Data to process:
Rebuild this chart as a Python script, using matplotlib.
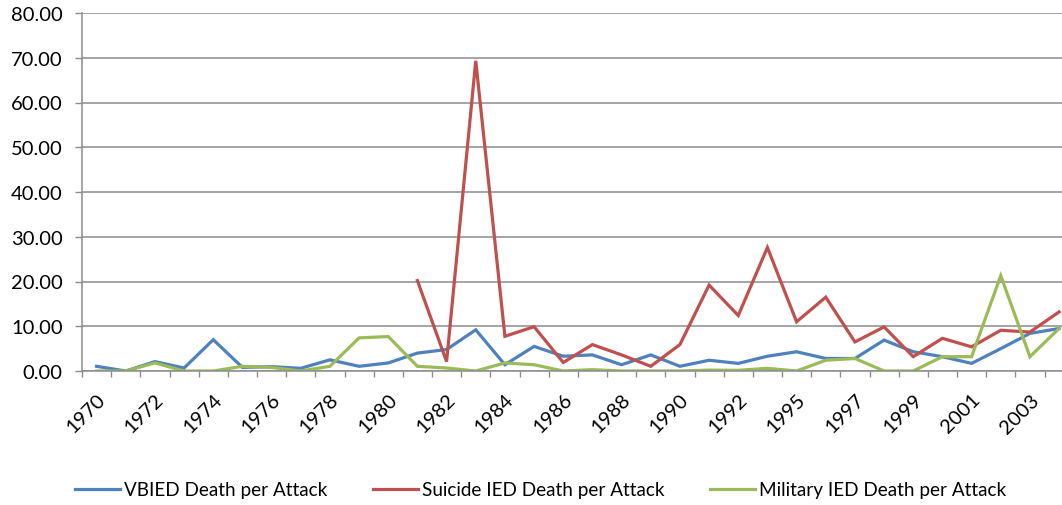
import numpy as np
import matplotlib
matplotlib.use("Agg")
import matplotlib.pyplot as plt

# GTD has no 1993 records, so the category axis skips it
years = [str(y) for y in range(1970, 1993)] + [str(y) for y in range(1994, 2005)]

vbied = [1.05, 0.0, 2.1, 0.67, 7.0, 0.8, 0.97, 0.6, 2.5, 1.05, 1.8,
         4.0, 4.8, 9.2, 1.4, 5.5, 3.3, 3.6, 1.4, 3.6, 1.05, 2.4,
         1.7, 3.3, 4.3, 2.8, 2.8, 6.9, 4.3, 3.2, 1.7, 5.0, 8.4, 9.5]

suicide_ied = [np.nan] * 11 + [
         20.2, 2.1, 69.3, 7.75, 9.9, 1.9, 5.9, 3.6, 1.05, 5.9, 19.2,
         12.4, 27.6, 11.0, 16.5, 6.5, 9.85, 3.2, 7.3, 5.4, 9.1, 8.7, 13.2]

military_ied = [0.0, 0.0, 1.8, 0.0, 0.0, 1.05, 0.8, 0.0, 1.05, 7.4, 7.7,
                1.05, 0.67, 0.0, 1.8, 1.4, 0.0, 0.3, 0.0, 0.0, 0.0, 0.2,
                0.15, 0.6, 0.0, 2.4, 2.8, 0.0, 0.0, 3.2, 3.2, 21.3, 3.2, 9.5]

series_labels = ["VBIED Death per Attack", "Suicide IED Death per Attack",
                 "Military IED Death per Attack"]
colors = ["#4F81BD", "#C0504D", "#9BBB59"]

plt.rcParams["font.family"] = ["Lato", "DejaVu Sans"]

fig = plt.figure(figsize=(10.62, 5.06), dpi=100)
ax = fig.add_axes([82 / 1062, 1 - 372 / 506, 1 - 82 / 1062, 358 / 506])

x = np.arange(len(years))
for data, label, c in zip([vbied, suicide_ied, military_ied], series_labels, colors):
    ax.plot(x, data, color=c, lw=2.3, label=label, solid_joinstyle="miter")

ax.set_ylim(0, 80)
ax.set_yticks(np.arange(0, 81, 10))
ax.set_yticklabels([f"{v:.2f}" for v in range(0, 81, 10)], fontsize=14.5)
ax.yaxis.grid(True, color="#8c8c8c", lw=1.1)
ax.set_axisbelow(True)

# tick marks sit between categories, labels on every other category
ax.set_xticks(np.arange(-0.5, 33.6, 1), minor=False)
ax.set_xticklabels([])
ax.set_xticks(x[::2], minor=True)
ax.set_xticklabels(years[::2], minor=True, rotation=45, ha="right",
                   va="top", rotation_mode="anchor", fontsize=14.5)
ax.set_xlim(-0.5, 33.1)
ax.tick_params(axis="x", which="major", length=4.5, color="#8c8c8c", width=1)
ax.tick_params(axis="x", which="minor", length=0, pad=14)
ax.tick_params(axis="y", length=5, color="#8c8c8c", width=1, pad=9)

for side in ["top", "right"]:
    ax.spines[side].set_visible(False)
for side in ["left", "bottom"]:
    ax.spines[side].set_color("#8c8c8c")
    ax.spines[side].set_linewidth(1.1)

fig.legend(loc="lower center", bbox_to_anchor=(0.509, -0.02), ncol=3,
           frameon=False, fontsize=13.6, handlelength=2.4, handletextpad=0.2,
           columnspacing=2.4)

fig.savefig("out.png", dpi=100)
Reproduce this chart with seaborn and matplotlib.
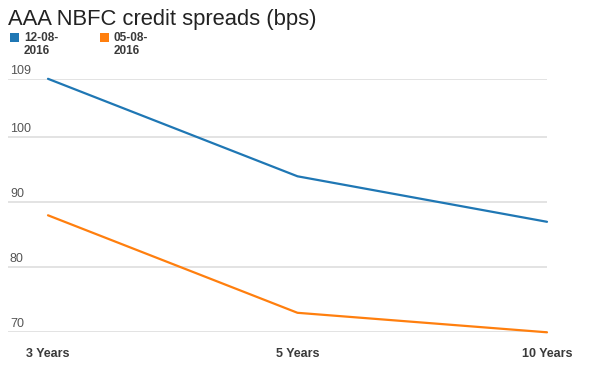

Stated exercise: Without the pictures, write out the whole listing above exactly as it appears.

Correct result:
Rebuild this chart as a Python script, using matplotlib.
import numpy as np
import matplotlib
matplotlib.use("Agg")
import matplotlib.pyplot as plt

# GTD has no 1993 records, so the category axis skips it
years = [str(y) for y in range(1970, 1993)] + [str(y) for y in range(1994, 2005)]

vbied = [1.05, 0.0, 2.1, 0.67, 7.0, 0.8, 0.97, 0.6, 2.5, 1.05, 1.8,
         4.0, 4.8, 9.2, 1.4, 5.5, 3.3, 3.6, 1.4, 3.6, 1.05, 2.4,
         1.7, 3.3, 4.3, 2.8, 2.8, 6.9, 4.3, 3.2, 1.7, 5.0, 8.4, 9.5]

suicide_ied = [np.nan] * 11 + [
         20.2, 2.1, 69.3, 7.75, 9.9, 1.9, 5.9, 3.6, 1.05, 5.9, 19.2,
         12.4, 27.6, 11.0, 16.5, 6.5, 9.85, 3.2, 7.3, 5.4, 9.1, 8.7, 13.2]

military_ied = [0.0, 0.0, 1.8, 0.0, 0.0, 1.05, 0.8, 0.0, 1.05, 7.4, 7.7,
                1.05, 0.67, 0.0, 1.8, 1.4, 0.0, 0.3, 0.0, 0.0, 0.0, 0.2,
                0.15, 0.6, 0.0, 2.4, 2.8, 0.0, 0.0, 3.2, 3.2, 21.3, 3.2, 9.5]

series_labels = ["VBIED Death per Attack", "Suicide IED Death per Attack",
                 "Military IED Death per Attack"]
colors = ["#4F81BD", "#C0504D", "#9BBB59"]

plt.rcParams["font.family"] = ["Lato", "DejaVu Sans"]

fig = plt.figure(figsize=(10.62, 5.06), dpi=100)
ax = fig.add_axes([82 / 1062, 1 - 372 / 506, 1 - 82 / 1062, 358 / 506])

x = np.arange(len(years))
for data, label, c in zip([vbied, suicide_ied, military_ied], series_labels, colors):
    ax.plot(x, data, color=c, lw=2.3, label=label, solid_joinstyle="miter")

ax.set_ylim(0, 80)
ax.set_yticks(np.arange(0, 81, 10))
ax.set_yticklabels([f"{v:.2f}" for v in range(0, 81, 10)], fontsize=14.5)
ax.yaxis.grid(True, color="#8c8c8c", lw=1.1)
ax.set_axisbelow(True)

# tick marks sit between categories, labels on every other category
ax.set_xticks(np.arange(-0.5, 33.6, 1), minor=False)
ax.set_xticklabels([])
ax.set_xticks(x[::2], minor=True)
ax.set_xticklabels(years[::2], minor=True, rotation=45, ha="right",
                   va="top", rotation_mode="anchor", fontsize=14.5)
ax.set_xlim(-0.5, 33.1)
ax.tick_params(axis="x", which="major", length=4.5, color="#8c8c8c", width=1)
ax.tick_params(axis="x", which="minor", length=0, pad=14)
ax.tick_params(axis="y", length=5, color="#8c8c8c", width=1, pad=9)

for side in ["top", "right"]:
    ax.spines[side].set_visible(False)
for side in ["left", "bottom"]:
    ax.spines[side].set_color("#8c8c8c")
    ax.spines[side].set_linewidth(1.1)

fig.legend(loc="lower center", bbox_to_anchor=(0.509, -0.02), ncol=3,
           frameon=False, fontsize=13.6, handlelength=2.4, handletextpad=0.2,
           columnspacing=2.4)

fig.savefig("out.png", dpi=100)
Reproduce this chart with seaborn and matplotlib.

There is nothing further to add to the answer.